REQUEST: Leave the pictures out and quote every line from the start of the listing to the line with "at (539.5, 84)", inclusive.

RAW DATA:
** Start **

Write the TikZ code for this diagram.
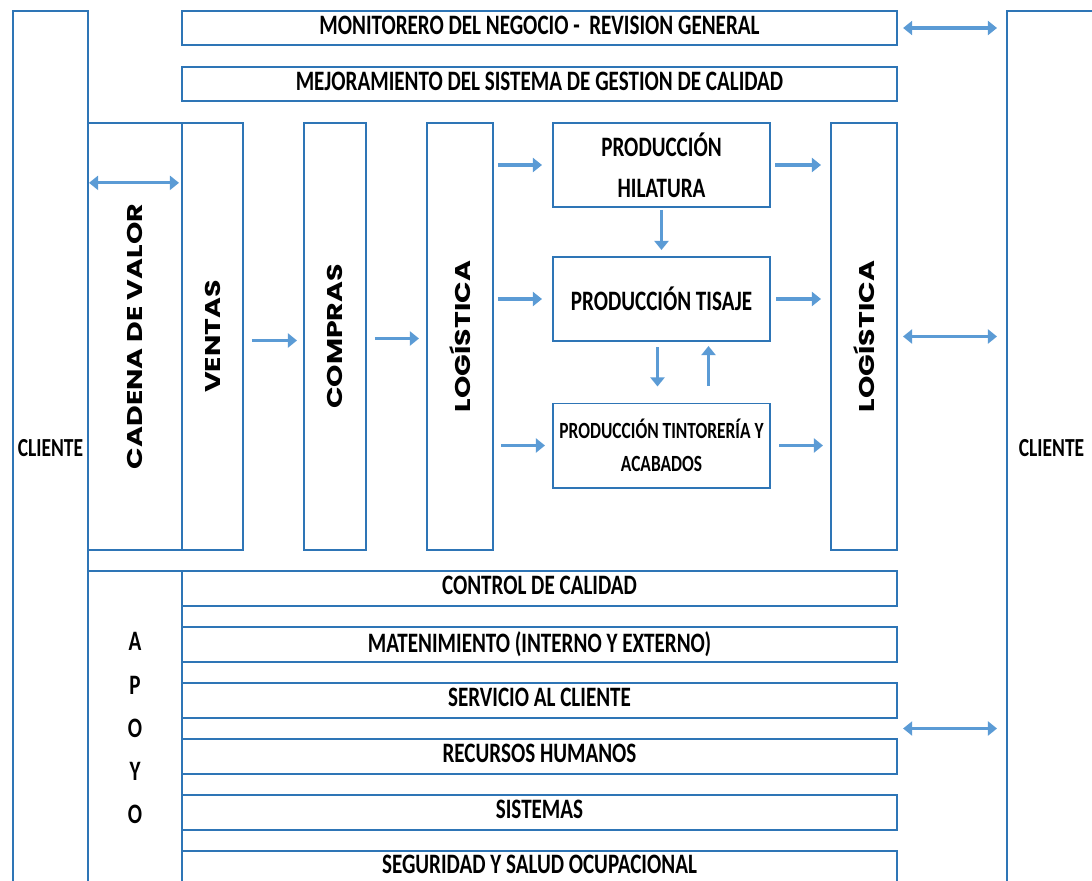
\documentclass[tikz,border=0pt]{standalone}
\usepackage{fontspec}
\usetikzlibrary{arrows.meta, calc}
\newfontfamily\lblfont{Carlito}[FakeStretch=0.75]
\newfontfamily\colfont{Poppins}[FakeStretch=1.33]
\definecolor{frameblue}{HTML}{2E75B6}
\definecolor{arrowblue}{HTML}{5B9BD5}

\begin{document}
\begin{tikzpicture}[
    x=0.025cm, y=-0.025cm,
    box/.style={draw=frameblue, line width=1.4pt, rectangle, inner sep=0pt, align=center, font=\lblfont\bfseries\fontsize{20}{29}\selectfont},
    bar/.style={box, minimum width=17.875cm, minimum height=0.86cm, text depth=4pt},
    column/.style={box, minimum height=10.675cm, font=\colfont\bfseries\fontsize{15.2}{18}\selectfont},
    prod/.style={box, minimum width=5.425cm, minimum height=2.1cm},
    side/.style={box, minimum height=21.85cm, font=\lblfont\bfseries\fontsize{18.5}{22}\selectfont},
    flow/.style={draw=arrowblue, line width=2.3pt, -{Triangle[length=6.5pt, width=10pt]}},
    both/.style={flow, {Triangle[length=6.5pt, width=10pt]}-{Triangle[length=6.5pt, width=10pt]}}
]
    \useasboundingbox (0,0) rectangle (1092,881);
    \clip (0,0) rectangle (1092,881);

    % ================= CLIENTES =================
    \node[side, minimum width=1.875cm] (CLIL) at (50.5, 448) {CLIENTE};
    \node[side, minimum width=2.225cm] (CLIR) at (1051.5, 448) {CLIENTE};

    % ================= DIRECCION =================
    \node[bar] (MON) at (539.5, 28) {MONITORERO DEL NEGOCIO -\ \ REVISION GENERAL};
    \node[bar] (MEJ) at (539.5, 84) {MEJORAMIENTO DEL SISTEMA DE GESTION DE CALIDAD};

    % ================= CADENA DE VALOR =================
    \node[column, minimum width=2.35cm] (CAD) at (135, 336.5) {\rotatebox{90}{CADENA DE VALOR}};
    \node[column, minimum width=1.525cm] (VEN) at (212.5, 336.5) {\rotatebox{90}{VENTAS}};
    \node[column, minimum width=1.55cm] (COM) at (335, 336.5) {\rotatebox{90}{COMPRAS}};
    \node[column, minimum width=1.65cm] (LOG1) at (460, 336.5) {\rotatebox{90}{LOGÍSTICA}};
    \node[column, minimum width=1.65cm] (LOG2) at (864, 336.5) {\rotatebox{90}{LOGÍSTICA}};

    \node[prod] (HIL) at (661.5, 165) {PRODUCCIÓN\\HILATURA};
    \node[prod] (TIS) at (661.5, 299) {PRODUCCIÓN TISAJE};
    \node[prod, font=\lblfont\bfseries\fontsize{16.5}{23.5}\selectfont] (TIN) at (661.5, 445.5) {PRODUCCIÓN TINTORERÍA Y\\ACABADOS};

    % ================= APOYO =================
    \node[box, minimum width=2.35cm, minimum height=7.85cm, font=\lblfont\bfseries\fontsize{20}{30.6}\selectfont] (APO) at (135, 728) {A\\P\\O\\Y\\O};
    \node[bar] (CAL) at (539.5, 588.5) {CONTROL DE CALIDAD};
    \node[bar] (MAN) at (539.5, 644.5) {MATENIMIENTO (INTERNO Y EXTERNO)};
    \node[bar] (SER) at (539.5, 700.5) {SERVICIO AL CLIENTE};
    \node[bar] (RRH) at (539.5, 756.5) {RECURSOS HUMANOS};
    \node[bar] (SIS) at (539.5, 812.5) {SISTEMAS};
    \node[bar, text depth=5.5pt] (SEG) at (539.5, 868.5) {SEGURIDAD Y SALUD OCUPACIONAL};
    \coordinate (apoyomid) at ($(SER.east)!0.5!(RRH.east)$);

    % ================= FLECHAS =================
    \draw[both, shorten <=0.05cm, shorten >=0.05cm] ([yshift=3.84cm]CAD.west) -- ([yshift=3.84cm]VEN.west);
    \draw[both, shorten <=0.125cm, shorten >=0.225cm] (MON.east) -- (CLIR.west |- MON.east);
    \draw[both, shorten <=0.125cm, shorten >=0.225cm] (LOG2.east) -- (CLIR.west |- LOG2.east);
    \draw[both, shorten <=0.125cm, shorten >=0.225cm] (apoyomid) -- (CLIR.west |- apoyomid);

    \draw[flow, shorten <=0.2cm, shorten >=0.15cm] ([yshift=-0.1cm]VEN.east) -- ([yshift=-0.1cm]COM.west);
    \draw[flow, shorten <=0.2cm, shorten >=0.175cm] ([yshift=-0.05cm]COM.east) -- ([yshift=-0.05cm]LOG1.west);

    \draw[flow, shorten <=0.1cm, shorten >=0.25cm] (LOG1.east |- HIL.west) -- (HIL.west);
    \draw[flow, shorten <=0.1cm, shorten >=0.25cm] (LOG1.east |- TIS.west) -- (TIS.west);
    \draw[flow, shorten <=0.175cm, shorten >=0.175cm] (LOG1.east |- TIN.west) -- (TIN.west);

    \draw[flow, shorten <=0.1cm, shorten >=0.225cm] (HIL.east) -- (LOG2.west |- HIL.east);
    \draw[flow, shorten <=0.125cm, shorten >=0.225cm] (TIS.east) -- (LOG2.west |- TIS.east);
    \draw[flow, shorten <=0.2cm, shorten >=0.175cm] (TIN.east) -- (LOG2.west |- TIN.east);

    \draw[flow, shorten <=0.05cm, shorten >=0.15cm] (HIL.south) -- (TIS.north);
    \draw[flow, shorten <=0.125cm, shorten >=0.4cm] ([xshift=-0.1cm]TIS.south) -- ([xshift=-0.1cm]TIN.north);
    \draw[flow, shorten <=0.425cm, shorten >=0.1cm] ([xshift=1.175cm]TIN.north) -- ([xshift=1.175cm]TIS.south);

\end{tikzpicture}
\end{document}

** End **

FINAL ANSWER:
Write the TikZ code for this diagram.
\documentclass[tikz,border=0pt]{standalone}
\usepackage{fontspec}
\usetikzlibrary{arrows.meta, calc}
\newfontfamily\lblfont{Carlito}[FakeStretch=0.75]
\newfontfamily\colfont{Poppins}[FakeStretch=1.33]
\definecolor{frameblue}{HTML}{2E75B6}
\definecolor{arrowblue}{HTML}{5B9BD5}

\begin{document}
\begin{tikzpicture}[
    x=0.025cm, y=-0.025cm,
    box/.style={draw=frameblue, line width=1.4pt, rectangle, inner sep=0pt, align=center, font=\lblfont\bfseries\fontsize{20}{29}\selectfont},
    bar/.style={box, minimum width=17.875cm, minimum height=0.86cm, text depth=4pt},
    column/.style={box, minimum height=10.675cm, font=\colfont\bfseries\fontsize{15.2}{18}\selectfont},
    prod/.style={box, minimum width=5.425cm, minimum height=2.1cm},
    side/.style={box, minimum height=21.85cm, font=\lblfont\bfseries\fontsize{18.5}{22}\selectfont},
    flow/.style={draw=arrowblue, line width=2.3pt, -{Triangle[length=6.5pt, width=10pt]}},
    both/.style={flow, {Triangle[length=6.5pt, width=10pt]}-{Triangle[length=6.5pt, width=10pt]}}
]
    \useasboundingbox (0,0) rectangle (1092,881);
    \clip (0,0) rectangle (1092,881);

    % ================= CLIENTES =================
    \node[side, minimum width=1.875cm] (CLIL) at (50.5, 448) {CLIENTE};
    \node[side, minimum width=2.225cm] (CLIR) at (1051.5, 448) {CLIENTE};

    % ================= DIRECCION =================
    \node[bar] (MON) at (539.5, 28) {MONITORERO DEL NEGOCIO -\ \ REVISION GENERAL};
    \node[bar] (MEJ) at (539.5, 84) {MEJORAMIENTO DEL SISTEMA DE GESTION DE CALIDAD};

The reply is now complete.